ON THIS PAGE
Test Objectives
The primary objectives of the JVD testing can be summarized as:
- Qualification of the complete AI fabric design functionality including the Frontend, GPU Backend, and Storage Backend fabrics, and connectivity between NVIDIA GPUs and WEKA Storage.
- Qualification of the deployment steps based on Juniper Apstra.
- Ensure the design is well-documented and will produce a reliable, predictable deployment for the customer.

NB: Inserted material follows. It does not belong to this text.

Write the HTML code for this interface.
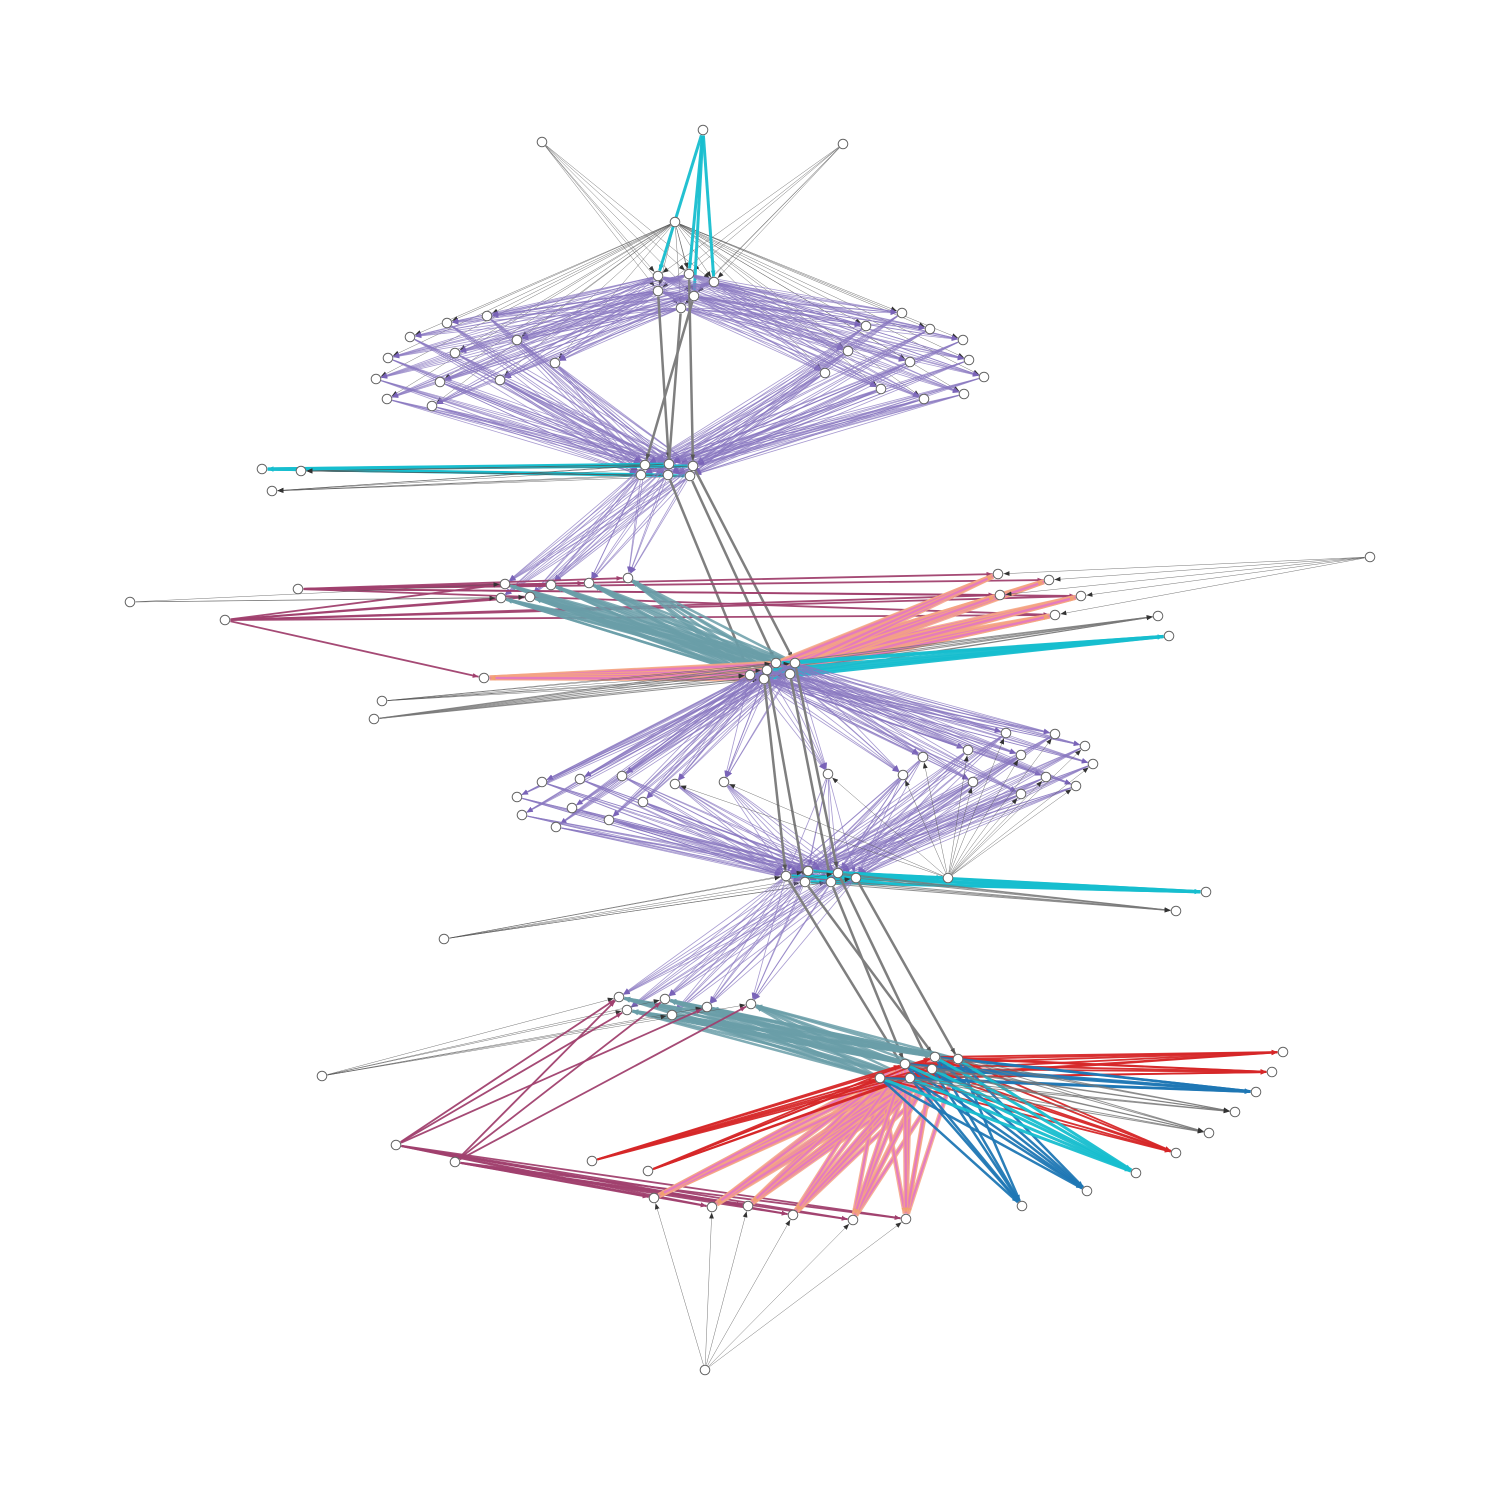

The qualification objectives included validating:
- validation of blueprint deployment, device upgrade, incremental configuration pushes/provisioning, Telemetry/Analytics checking, failure mode analysis, congestion avoidance and mitigation, and verification of host, storage, and GPU traffic.
Test Goals
The AI JVD testing for the described network included the following:
- Design and blueprint deployment through Apstra of three distinct fabrics
- Fabric operation and monitoring through Apstra analytics and telemetry dashboard
- Congestion management with PFC and ECN, including failure scenarios
- End-to-end traffic flow, with Dynamic Load Balancing
- System health, ARP, ND, MAC, BGP (route, next hop), interface traffic counters, and so on
- Software operation verification (no anomalies, or issues found)
- AI fabric with Juniper Apstra successfully performing under the
following required scenarios (must):
- Node failure (reboot)
- Interface failures (interface down/up, Laser on/off):
Under these scenarios the following were evaluated/validated:
- Completion of AI Job models within MLCommons Training benchmarks
- Traffic recovery was validated after all failure scenarios.
- impact to the fabric and check anomalies reporting in Apstra.
Other features tested:
- Mellanox Connect-X NIC card default settings.
- DSCP and CNP configuration on the NICs
- Connectivity between fabric-connected hosts created by Apstra towards NSX-managed hosts.
- BERT/DLRM test completion times
- Llama2 Inference against existing infrastructure.
Refer to the test report for more information.
Test Non-Goals
This test report is for AI JVD phase 2 (release 2) which adds QFX5240 as a spine. Future releases will include PTX10008, multi-tenancy, and the newest Selective DLB and Global Load Balancing features.